(DATASET EXTRACT):
:::

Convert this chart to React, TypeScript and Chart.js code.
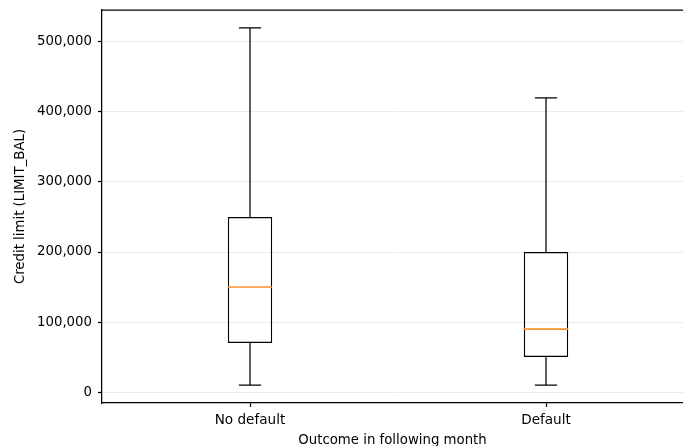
import React, { useEffect, useRef } from 'react';
import { Chart, registerables } from 'chart.js';

Chart.register(...registerables);

const CATEGORIES = ['No default', 'Default'];
const POSITIONS = [1, 2];
const WHISKER_LOW = [10000, 10000];
const Q1 = [70000, 50000];
const MEDIAN = [150000, 90000];
const Q3 = [250000, 200000];
const WHISKER_HIGH = [520000, 420000];
const Y_TICKS = [0, 100000, 200000, 300000, 400000, 500000];
const X_TITLE = 'Outcome in following month';
const Y_TITLE = 'Credit limit (LIMIT_BAL)';

const FONT = 'DejaVu Sans';
const LW = 1.25;

const boxPlugin = {
  id: 'boxExtras',
  afterDatasetsDraw(chart: any) {
    const { ctx, chartArea, scales } = chart;
    const xs = scales.x;
    const ys = scales.y;
    const meta = chart.getDatasetMeta(0);
    ctx.save();
    ctx.strokeStyle = '#000';
    ctx.lineWidth = LW;
    ctx.beginPath();
    ctx.moveTo(chartArea.left, chartArea.top);
    ctx.lineTo(chartArea.right, chartArea.top);
    ctx.stroke();
    POSITIONS.forEach((p, i) => {
      const x = xs.getPixelForValue(p);
      const half = meta.data[i].width / 2;
      const cap = half / 2;
      const yLo = ys.getPixelForValue(WHISKER_LOW[i]);
      const yQ1 = ys.getPixelForValue(Q1[i]);
      const yQ3 = ys.getPixelForValue(Q3[i]);
      const yHi = ys.getPixelForValue(WHISKER_HIGH[i]);
      const yMed = ys.getPixelForValue(MEDIAN[i]);
      ctx.strokeStyle = '#000';
      ctx.lineWidth = LW;
      ctx.beginPath();
      ctx.moveTo(x, yQ3);
      ctx.lineTo(x, yHi);
      ctx.moveTo(x - cap, yHi);
      ctx.lineTo(x + cap, yHi);
      ctx.moveTo(x, yQ1);
      ctx.lineTo(x, yLo);
      ctx.moveTo(x - cap, yLo);
      ctx.lineTo(x + cap, yLo);
      ctx.stroke();
      ctx.strokeStyle = '#ff8f2e';
      ctx.lineWidth = 1.6;
      ctx.beginPath();
      ctx.moveTo(x - half, yMed);
      ctx.lineTo(x + half, yMed);
      ctx.stroke();
    });
    ctx.restore();
  },
};

export default function App() {
  const ref = useRef<HTMLCanvasElement>(null);
  useEffect(() => {
    if (!ref.current) return;
    const chart = new Chart(ref.current, {
      type: 'bar',
      data: {
        datasets: [
          {
            data: POSITIONS.map((p, i) => ({ x: p, y: [Q1[i], Q3[i]] })) as any,
            backgroundColor: 'rgba(0,0,0,0)',
            borderColor: '#000',
            borderWidth: LW,
            borderSkipped: false,
            categoryPercentage: 1,
            barPercentage: 0.15,
          },
        ],
      },
      options: {
        responsive: false,
        animation: false,
        layout: { padding: { top: 10, left: 0, right: 0, bottom: 0 } },
        plugins: { legend: { display: false }, tooltip: { enabled: false } },
        scales: {
          x: {
            type: 'linear',
            min: 0.5,
            max: 2.4628,
            offset: false,
            afterBuildTicks: (s: any) => {
              s.ticks = POSITIONS.map((v) => ({ value: v }));
            },
            afterFit: (s: any) => {
              s.height = 43;
              s.paddingLeft = 0;
              s.paddingRight = 0;
            },
            grid: {
              offset: false,
              drawOnChartArea: false,
              drawTicks: true,
              tickLength: 4,
              tickColor: '#000',
              tickWidth: LW,
            },
            border: { color: '#000', width: LW },
            ticks: {
              color: '#000',
              padding: 5,
              autoSkip: false,
              maxRotation: 0,
              font: { family: FONT, size: 13.6 },
              callback: (v: any) => {
                const idx = POSITIONS.indexOf(Number(v));
                return idx >= 0 ? CATEGORIES[idx] : '';
              },
            },
            title: {
              display: true,
              text: X_TITLE,
              color: '#000',
              font: { family: FONT, size: 13.3 },
              padding: { top: 0, bottom: -3 },
            },
          },
          y: {
            type: 'linear',
            min: -15500,
            max: 545500,
            afterBuildTicks: (s: any) => {
              s.ticks = Y_TICKS.map((v) => ({ value: v }));
            },
            afterFit: (s: any) => {
              s.width = 102;
              s.paddingTop = 0;
              s.paddingBottom = 0;
            },
            grid: {
              color: '#ebebeb',
              lineWidth: 1,
              drawTicks: true,
              tickLength: 4,
              tickColor: '#000',
              tickWidth: LW,
            },
            border: { color: '#000', width: LW },
            ticks: {
              color: '#000',
              padding: 6,
              font: { family: FONT, size: 13.3 },
              callback: (v: any) => Number(v).toLocaleString('en-US'),
            },
            title: {
              display: true,
              text: Y_TITLE,
              color: '#000',
              font: { family: FONT, size: 13.3 },
              padding: { top: 13, bottom: 0 },
            },
          },
        },
      },
      plugins: [boxPlugin],
    });
    return () => chart.destroy();
  }, []);
  return (
    <div style={{ position: 'fixed', left: 0, top: 0, width: 683, height: 446, background: '#fff' }}>
      <canvas ref={ref} width={683} height={446} style={{ display: 'block' }} />
    </div>
  );
}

:::

(WRITTEN PROBLEM): Reproduce the material above from its first line through the line containing "const LW = 1.25;", both ends included, and skip every picture.

(RESULT):
Convert this chart to React, TypeScript and Chart.js code.
import React, { useEffect, useRef } from 'react';
import { Chart, registerables } from 'chart.js';

Chart.register(...registerables);

const CATEGORIES = ['No default', 'Default'];
const POSITIONS = [1, 2];
const WHISKER_LOW = [10000, 10000];
const Q1 = [70000, 50000];
const MEDIAN = [150000, 90000];
const Q3 = [250000, 200000];
const WHISKER_HIGH = [520000, 420000];
const Y_TICKS = [0, 100000, 200000, 300000, 400000, 500000];
const X_TITLE = 'Outcome in following month';
const Y_TITLE = 'Credit limit (LIMIT_BAL)';

const FONT = 'DejaVu Sans';
const LW = 1.25;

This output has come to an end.